— The task —
Your output is the lines from the first one to the one containing "Chart.register(...registerables);", repeated exactly, with images left out.

— Data section —
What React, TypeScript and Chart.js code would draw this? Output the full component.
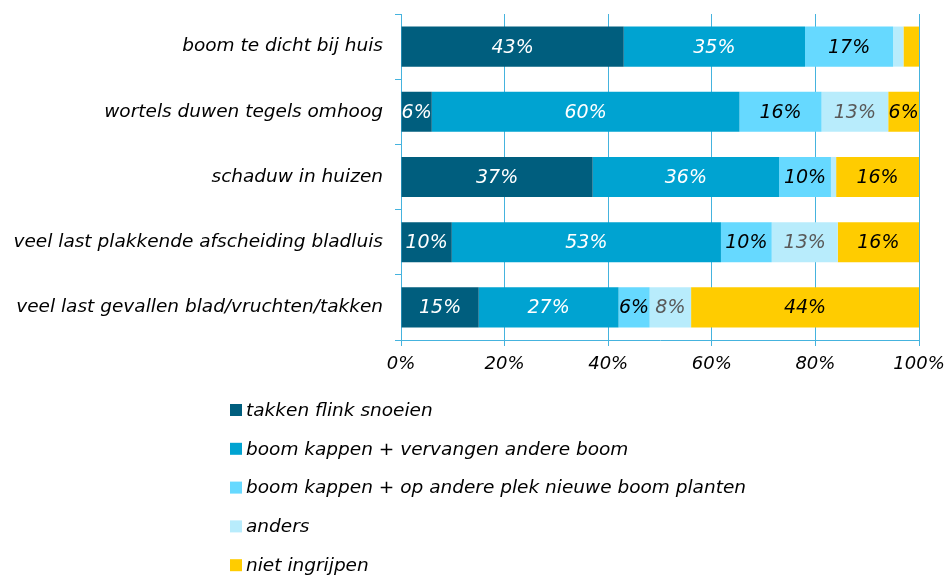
import React, { useEffect, useRef } from "react";
import { Chart, registerables } from "chart.js";
Chart.register(...registerables);

const categories = [
  "boom te dicht bij huis",
  "wortels duwen tegels omhoog",
  "schaduw in huizen",
  "veel last plakkende afscheiding bladluis",
  "veel last gevallen blad/vruchten/takken",
];
const seriesNames = [
  "takken flink snoeien",
  "boom kappen + vervangen andere boom",
  "boom kappen + op andere plek nieuwe boom planten",
  "anders",
  "niet ingrijpen",
];
const snoeien = [43, 6, 37, 10, 15];
const kappenVervangen = [35, 60, 36, 53, 27];
const kappenElders = [17, 16, 10, 10, 6];
const anders = [2, 13, 1, 13, 8];
const nietIngrijpen = [3, 6, 16, 16, 44];
const seriesValues = [snoeien, kappenVervangen, kappenElders, anders, nietIngrijpen];
const seriesColors = ["#005e7e", "#00a3d1", "#66d9ff", "#b8ecfc", "#ffcc00"];
const labelColors = ["#ffffff", "#ffffff", "#000000", "#595959", "#000000"];
const xTickValues = [0, 20, 40, 60, 80, 100];

const FONT = "'DejaVu Sans', Verdana, sans-serif";
const AXIS_COLOR = "#45b3de";

export default function App() {
  const ref = useRef<HTMLCanvasElement>(null);
  useEffect(() => {
    document.body.style.margin = "0";
    const totals = categories.map((_, i) =>
      seriesValues.reduce((s, arr) => s + arr[i], 0)
    );
    const datasets = seriesValues.map((arr, d) => ({
      label: seriesNames[d],
      data: arr.map((v, i) => (v / totals[i]) * 100),
      backgroundColor: seriesColors[d],
      borderWidth: 0,
      barPercentage: 0.615,
      categoryPercentage: 1,
    }));

    const labelPlugin = {
      id: "segLabels",
      afterDatasetsDraw(chart: any) {
        const ctx = chart.ctx;
        ctx.save();
        ctx.font = `italic 19px ${FONT}`;
        ctx.textAlign = "center";
        ctx.textBaseline = "middle";
        chart.data.datasets.forEach((_: any, d: number) => {
          const meta = chart.getDatasetMeta(d);
          meta.data.forEach((bar: any, i: number) => {
            const raw = seriesValues[d][i];
            if (raw < 4) return;
            const { x, base, y } = bar.getProps(["x", "base", "y"], true);
            ctx.fillStyle = labelColors[d];
            ctx.fillText(raw + "%", (x + base) / 2, y + 1);
          });
        });
        ctx.restore();
      },
    };

    const legendPlugin = {
      id: "vertLegend",
      afterDraw(chart: any) {
        const ctx = chart.ctx;
        ctx.save();
        ctx.font = `italic 18.5px ${FONT}`;
        ctx.textBaseline = "middle";
        ctx.textAlign = "left";
        const startY = 410;
        const step = 38.8;
        seriesNames.forEach((name, d) => {
          const cy = startY + d * step;
          ctx.fillStyle = seriesColors[d];
          ctx.fillRect(230, cy - 6, 12, 12);
          ctx.fillStyle = "#000";
          ctx.fillText(name, 246, cy + 1);
        });
        ctx.restore();
      },
    };

    const chart = new Chart(ref.current!, {
      type: "bar",
      data: { labels: categories, datasets },
      options: {
        indexAxis: "y",
        animation: false,
        responsive: false,
        devicePixelRatio: 1,
        layout: { padding: { top: 14, right: 31, bottom: 197, left: 0 } },
        plugins: { legend: { display: false }, tooltip: { enabled: false } },
        scales: {
          x: {
            stacked: true,
            min: 0,
            max: 100,
            afterBuildTicks: (s: any) => {
              s.ticks = xTickValues.map((v) => ({ value: v }));
            },
            afterFit: (s: any) => {
              s.height = 40;
              s.paddingLeft = 0;
              s.paddingRight = 0;
            },
            ticks: {
              callback: (v: any) => v + "%",
              font: { family: FONT, size: 18, style: "italic" },
              color: "#000",
              padding: 8,
              maxRotation: 0,
            },
            grid: { color: AXIS_COLOR, tickLength: 6, lineWidth: 1 },
            border: { color: AXIS_COLOR },
          },
          y: {
            stacked: true,
            afterFit: (s: any) => {
              s.width = 401;
              s.paddingTop = 0;
              s.paddingBottom = 0;
            },
            ticks: {
              font: { family: FONT, size: 18.5, style: "italic" },
              color: "#000",
              padding: 12,
            },
            grid: {
              drawOnChartArea: false,
              color: AXIS_COLOR,
              tickLength: 6,
              offset: true,
            },
            border: { color: AXIS_COLOR },
          },
        },
      },
      plugins: [labelPlugin, legendPlugin],
    });
    return () => chart.destroy();
  }, []);
  return <canvas ref={ref} width={950} height={577} style={{ display: "block" }} />;
}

— Solved problem —
What React, TypeScript and Chart.js code would draw this? Output the full component.
import React, { useEffect, useRef } from "react";
import { Chart, registerables } from "chart.js";
Chart.register(...registerables);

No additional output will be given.